#### Data section ####

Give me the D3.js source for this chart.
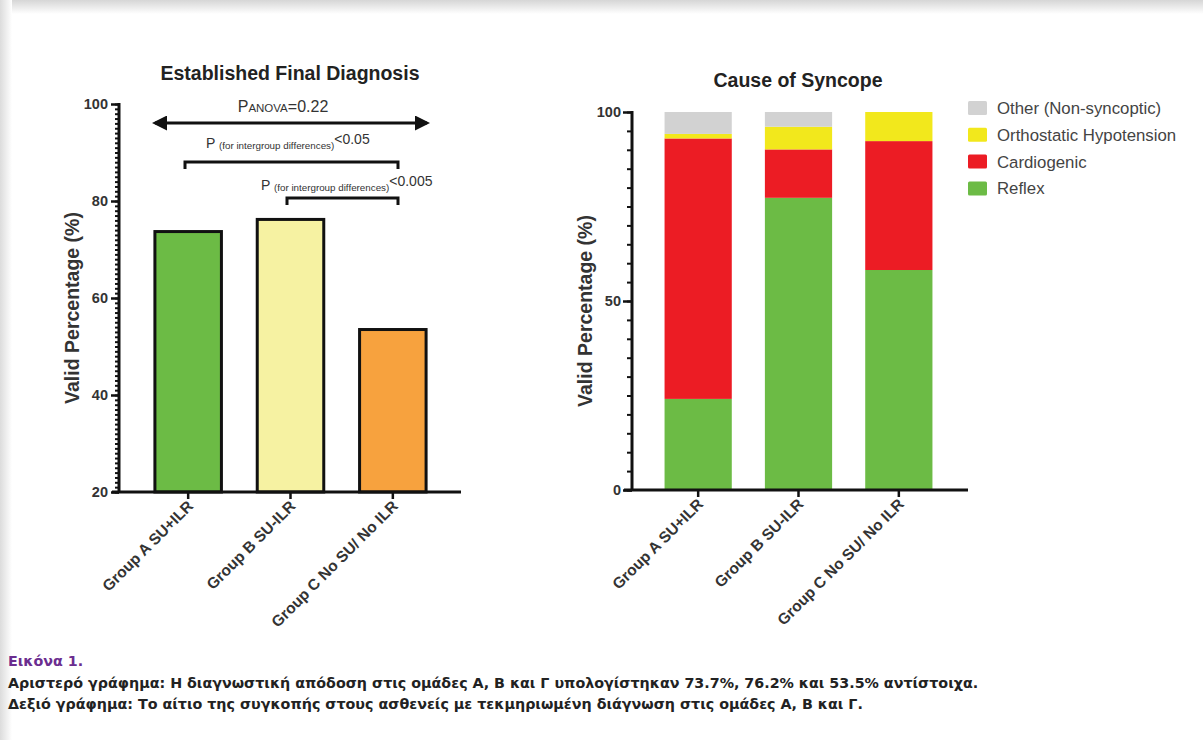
<!DOCTYPE html>
<html>
<head>
<meta charset="utf-8">
<script src="https://cdn.jsdelivr.net/npm/d3@7"></script>
<style>
  body { margin: 0; background: #fff; }
  svg { display: block; font-family: "Liberation Sans", Arial, sans-serif; }
</style>
</head>
<body>
<svg width="1203" height="751"></svg>
<script>
// ---- data ----
var groups = ["Group A SU+ILR", "Group B SU-ILR", "Group C No SU/ No ILR"];
var diagnosisPct = [73.7, 76.2, 53.5];
var diagnosisColors = ["#6cbb45", "#f6f2a2", "#f7a23e"];

var causes = ["Reflex", "Cardiogenic", "Orthostatic Hypotension", "Other (Non-syncoptic)"];
var reflex = [24.1, 77.3, 58.2];
var cardiogenic = [68.9, 12.8, 34.1];
var orthostatic = [1.2, 6.0, 7.7];
var other = [5.8, 3.9, 0];
var causeColors = ["#6cbb45", "#ec1c24", "#f2e81c", "#d2d2d2"];

var leftTicks = [20, 40, 60, 80, 100];
var rightTicks = [0, 50, 100];

var captionTitle = "Εικόνα 1.";
var captionLines = [
  "Αριστερό γράφημα: Η διαγνωστική απόδοση στις ομάδες Α, Β και Γ υπολογίστηκαν 73.7%, 76.2% και 53.5% αντίστοιχα.",
  "Δεξιό γράφημα: Το αίτιο της συγκοπής στους ασθενείς με τεκμηριωμένη διάγνωση στις ομάδες Α, Β και Γ."
];

var svg = d3.select("svg");

// page frame shading (top and left edges)
var defs = svg.append("defs");
var gTop = defs.append("linearGradient").attr("id", "gTop").attr("x1", 0).attr("y1", 0).attr("x2", 0).attr("y2", 1);
gTop.append("stop").attr("offset", "0%").attr("stop-color", "#d6d6d6");
gTop.append("stop").attr("offset", "100%").attr("stop-color", "#fff");
var gLeft = defs.append("linearGradient").attr("id", "gLeft").attr("x1", 0).attr("y1", 0).attr("x2", 1).attr("y2", 0);
gLeft.append("stop").attr("offset", "0%").attr("stop-color", "#dcdcdc");
gLeft.append("stop").attr("offset", "100%").attr("stop-color", "#fff");
svg.append("rect").attr("x", 0).attr("y", 0).attr("width", 1203).attr("height", 14).attr("fill", "url(#gTop)");
svg.append("rect").attr("x", 0).attr("y", 0).attr("width", 12).attr("height", 740).attr("fill", "url(#gLeft)");

// arrow marker
defs.append("marker").attr("id", "arrow").attr("viewBox", "0 0 10 10")
  .attr("refX", 8).attr("refY", 5).attr("markerWidth", 5).attr("markerHeight", 5)
  .attr("markerUnits", "strokeWidth").attr("orient", "auto-start-reverse")
  .append("path").attr("d", "M0,0L10,5L0,10z").attr("fill", "#111");

function styleAxis(g, labelSize) {
  g.select(".domain").remove();
  g.selectAll(".tick line").attr("stroke", "#111").attr("stroke-width", 2.5);
  g.selectAll(".tick text").attr("fill", "#333").attr("font-weight", "bold")
    .attr("font-size", labelSize).attr("font-family", "Liberation Sans, Arial, sans-serif");
}

function xLabels(g, x, axisY) {
  g.selectAll("text.xl").data(groups).enter().append("text")
    .attr("class", "xl")
    .attr("transform", function (d) {
      return "translate(" + (x(d) + x.bandwidth() / 2 + 6) + "," + (axisY + 15) + ") rotate(-45)";
    })
    .attr("text-anchor", "end")
    .attr("font-size", 15.5).attr("font-weight", "bold").attr("fill", "#333")
    .text(function (d) { return d; });
}

// ================= LEFT CHART =================
var L = { left: 119, right: 461, top: 104, bottom: 492 };
var xL = d3.scaleBand().domain(groups).range([137, 444]).paddingInner(0.35).paddingOuter(0.175);
var yL = d3.scaleLinear().domain([20, 100]).range([L.bottom, L.top]);
var left = svg.append("g");

left.append("text").attr("x", 290).attr("y", 80).attr("text-anchor", "middle")
  .attr("font-size", 19.5).attr("font-weight", "bold").attr("fill", "#222")
  .text("Established Final Diagnosis");

left.selectAll("rect.bar").data(groups).enter().append("rect")
  .attr("class", "bar")
  .attr("x", function (d) { return xL(d); })
  .attr("width", xL.bandwidth())
  .attr("y", function (d, i) { return yL(diagnosisPct[i]); })
  .attr("height", function (d, i) { return yL(20) - yL(diagnosisPct[i]); })
  .attr("fill", function (d, i) { return diagnosisColors[i]; })
  .attr("stroke", "#111").attr("stroke-width", 3);

// minor ticks
left.append("g").attr("transform", "translate(" + L.left + ",0)")
  .call(d3.axisLeft(yL).tickValues(d3.range(20, 101, 1)).tickSize(4).tickFormat(""))
  .call(function (g) { styleAxis(g, 14.5); g.selectAll(".tick line").attr("stroke-width", 2); });
left.append("g").attr("transform", "translate(" + L.left + ",0)")
  .call(d3.axisLeft(yL).tickValues(leftTicks).tickSize(8).tickPadding(3))
  .call(function (g) { styleAxis(g, 14.5); });
left.append("line").attr("x1", L.left).attr("x2", L.left).attr("y1", L.top - 1).attr("y2", L.bottom)
  .attr("stroke", "#111").attr("stroke-width", 3);
left.append("g").attr("transform", "translate(0," + L.bottom + ")")
  .call(d3.axisBottom(xL).tickSize(7).tickFormat(""))
  .call(function (g) { styleAxis(g, 14.5); });
left.append("line").attr("x1", 112).attr("x2", L.right).attr("y1", L.bottom).attr("y2", L.bottom)
  .attr("stroke", "#111").attr("stroke-width", 3);
xLabels(left, xL, L.bottom);

left.append("text").attr("transform", "translate(79,308) rotate(-90)")
  .attr("text-anchor", "middle").attr("font-size", 19.5).attr("font-weight", "bold").attr("fill", "#333")
  .text("Valid Percentage (%)");

// annotations
var anova = left.append("text").attr("x", 283).attr("y", 112).attr("text-anchor", "middle")
  .attr("fill", "#333").attr("font-size", 16);
anova.append("tspan").text("P");
anova.append("tspan").attr("font-size", 11.5).text("ANOVA");
anova.append("tspan").text("=0.22");

left.append("line").attr("x1", 155).attr("x2", 427).attr("y1", 123).attr("y2", 123)
  .attr("stroke", "#111").attr("stroke-width", 3)
  .attr("marker-start", "url(#arrow)").attr("marker-end", "url(#arrow)");

function pText(x, y, val) {
  var t = left.append("text").attr("x", x).attr("y", y).attr("fill", "#333").attr("font-size", 14);
  t.append("tspan").text("P ");
  t.append("tspan").attr("font-size", 9.8).attr("dy", 1).text("(for intergroup differences)");
  t.append("tspan").attr("dy", -5).text(val);
}
function bracket(x1, x2, y) {
  left.append("path").attr("d", "M" + x1 + "," + (y + 7) + "V" + y + "H" + x2 + "V" + (y + 7))
    .attr("fill", "none").attr("stroke", "#111").attr("stroke-width", 3);
}
pText(206, 148, "<0.05");
bracket(185, 398, 162);
pText(261, 190, "<0.005");
bracket(287, 398, 198);

// ================= RIGHT CHART =================
var R = { left: 632, right: 968, top: 112, bottom: 490 };
var xR = d3.scaleBand().domain(groups).range([648, 949]).paddingInner(0.33).paddingOuter(0.165);
var yR = d3.scaleLinear().domain([0, 100]).range([R.bottom, R.top]);
var right = svg.append("g");

right.append("text").attr("x", 798).attr("y", 87).attr("text-anchor", "middle")
  .attr("font-size", 19.5).attr("font-weight", "bold").attr("fill", "#222")
  .text("Cause of Syncope");

var table = groups.map(function (g, i) {
  return { group: g, "Reflex": reflex[i], "Cardiogenic": cardiogenic[i],
    "Orthostatic Hypotension": orthostatic[i], "Other (Non-syncoptic)": other[i] };
});
var series = d3.stack().keys(causes)(table);
right.selectAll("g.series").data(series).enter().append("g")
  .attr("fill", function (d, i) { return causeColors[i]; })
  .selectAll("rect").data(function (d) { return d; }).enter().append("rect")
  .attr("x", function (d) { return xR(d.data.group); })
  .attr("width", xR.bandwidth())
  .attr("y", function (d) { return yR(d[1]); })
  .attr("height", function (d) { return yR(d[0]) - yR(d[1]); });

right.append("g").attr("transform", "translate(" + R.left + ",0)")
  .call(d3.axisLeft(yR).tickValues(d3.range(0, 101, 5)).tickSize(5).tickFormat(""))
  .call(function (g) { styleAxis(g, 14.5); g.selectAll(".tick line").attr("stroke-width", 2); });
right.append("g").attr("transform", "translate(" + R.left + ",0)")
  .call(d3.axisLeft(yR).tickValues(rightTicks).tickSize(9).tickPadding(2))
  .call(function (g) { styleAxis(g, 14.5); });
right.append("line").attr("x1", R.left).attr("x2", R.left).attr("y1", R.top - 1).attr("y2", R.bottom)
  .attr("stroke", "#111").attr("stroke-width", 3);
right.append("g").attr("transform", "translate(0," + R.bottom + ")")
  .call(d3.axisBottom(xR).tickSize(7).tickFormat(""))
  .call(function (g) { styleAxis(g, 14.5); });
right.append("line").attr("x1", 624).attr("x2", R.right).attr("y1", R.bottom).attr("y2", R.bottom)
  .attr("stroke", "#111").attr("stroke-width", 3);
xLabels(right, xR, R.bottom);

right.append("text").attr("transform", "translate(592,311) rotate(-90)")
  .attr("text-anchor", "middle").attr("font-size", 19.5).attr("font-weight", "bold").attr("fill", "#333")
  .text("Valid Percentage (%)");

// legend (top to bottom: reverse of stack order)
var legendKeys = causes.slice().reverse();
var legend = right.selectAll("g.leg").data(legendKeys).enter().append("g")
  .attr("transform", function (d, i) { return "translate(968," + (101 + i * 26.8) + ")"; });
legend.append("rect").attr("width", 19).attr("height", 14).attr("rx", 1.5)
  .attr("fill", function (d) { return causeColors[causes.indexOf(d)]; });
legend.append("text").attr("x", 29).attr("y", 13).attr("font-size", 16.8).attr("fill", "#444")
  .text(function (d) { return d; });

// ================= CAPTION =================
// font size fitted so that the first caption line spans like the original
var capFont = "DejaVu Sans, sans-serif";
var probe = svg.append("text").attr("font-family", capFont).attr("font-size", 13)
  .attr("font-weight", "bold").text(captionLines[0]);
var capSize = 13 * 971 / probe.node().getComputedTextLength();
probe.remove();

svg.append("text").attr("x", 8).attr("y", 666).attr("font-family", capFont)
  .attr("font-size", capSize).attr("font-weight", "bold").attr("fill", "#6b2d8f").text(captionTitle);
svg.selectAll("text.cap").data(captionLines).enter().append("text")
  .attr("class", "cap")
  .attr("x", 8).attr("y", function (d, i) { return 688 + i * 21; })
  .attr("font-family", capFont).attr("font-size", capSize).attr("font-weight", "bold")
  .attr("fill", "#222").text(function (d) { return d; });
</script>
</body>
</html>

####

*Written request*. Write out each line of the listing above, exactly, from its first line to the line holding "var rightTicks = [0, 50, 100];", inclusive. Skip the pictures.

*The result*.
Give me the D3.js source for this chart.
<!DOCTYPE html>
<html>
<head>
<meta charset="utf-8">
<script src="https://cdn.jsdelivr.net/npm/d3@7"></script>
<style>
  body { margin: 0; background: #fff; }
  svg { display: block; font-family: "Liberation Sans", Arial, sans-serif; }
</style>
</head>
<body>
<svg width="1203" height="751"></svg>
<script>
// ---- data ----
var groups = ["Group A SU+ILR", "Group B SU-ILR", "Group C No SU/ No ILR"];
var diagnosisPct = [73.7, 76.2, 53.5];
var diagnosisColors = ["#6cbb45", "#f6f2a2", "#f7a23e"];

var causes = ["Reflex", "Cardiogenic", "Orthostatic Hypotension", "Other (Non-syncoptic)"];
var reflex = [24.1, 77.3, 58.2];
var cardiogenic = [68.9, 12.8, 34.1];
var orthostatic = [1.2, 6.0, 7.7];
var other = [5.8, 3.9, 0];
var causeColors = ["#6cbb45", "#ec1c24", "#f2e81c", "#d2d2d2"];

var leftTicks = [20, 40, 60, 80, 100];
var rightTicks = [0, 50, 100];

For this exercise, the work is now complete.